Jak podkreśla PKW, do rejestru należy podać informacje m.in. o otrzymanych darowiznach od podmiotów o wartości powyżej 50 proc. najniższego wynagrodzenia za pracę, ale także m.in. o stanowiskach i zajęciach, z tytułu których pobiera się wynagrodzenie, faktach materialnego wspierania działalności publicznej, wyjazdach krajowych i zagranicznych (jeżeli koszt nie został pokryty przez zgłaszającego). Informacje te dotyczą również małżonka osoby pełniącej funkcje publiczną. Rejestr jest uzupełnieniem oświadczenia majątkowego i musi być wypełniany do 30 dni od przyjęcia korzyści, także przez małżonków, nawet jeśli mają oni rozdzielność majątkową. Dziś to fikcja.

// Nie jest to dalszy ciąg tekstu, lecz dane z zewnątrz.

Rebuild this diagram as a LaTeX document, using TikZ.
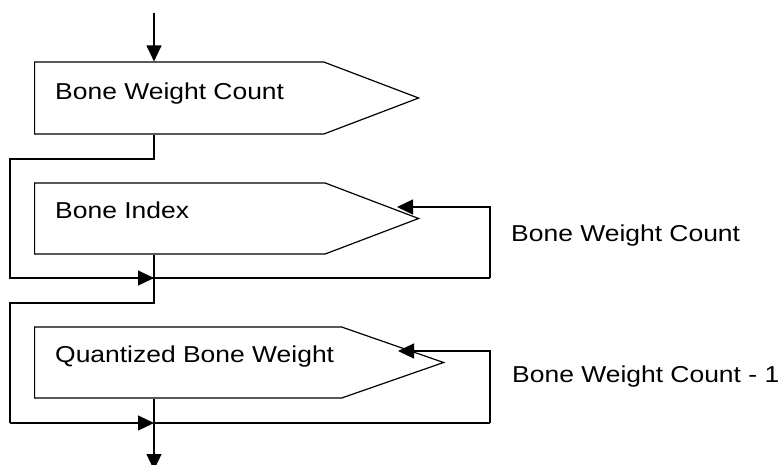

O powody braku deklaracji zapytaliśmy m.in. rzecznika ministra Sasina i Kamińskiego. Do chwili publikacji nie otrzymaliśmy żadnej odpowiedzi. Zdaniem ekspertów powodem jest brak konsekwencji karnych za niezłożenie informacji do rejestru.
Kamiński ignoruje
W przeciwieństwie do oświadczenia majątkowego, które wypełnia się pod rygorem odpowiedzialności karnej za składanie fałszywych oświadczeń, rejestr korzyści, choć ważny z punktu widzenia profilaktyki antykorupcyjnej, nie przewiduje sankcji za niezgłoszenie informacji do rejestru. Od wielu lat mówi się o zmianie ustawy, ale dotychczas żaden rząd tego nie zrobił. Projekt Mariusza Kamińskiego o jawności życia publicznego został storpedowany przez Radę Ministrów. Teraz rząd PiS w ogóle zaczął ignorować obowiązek jego wypełniania.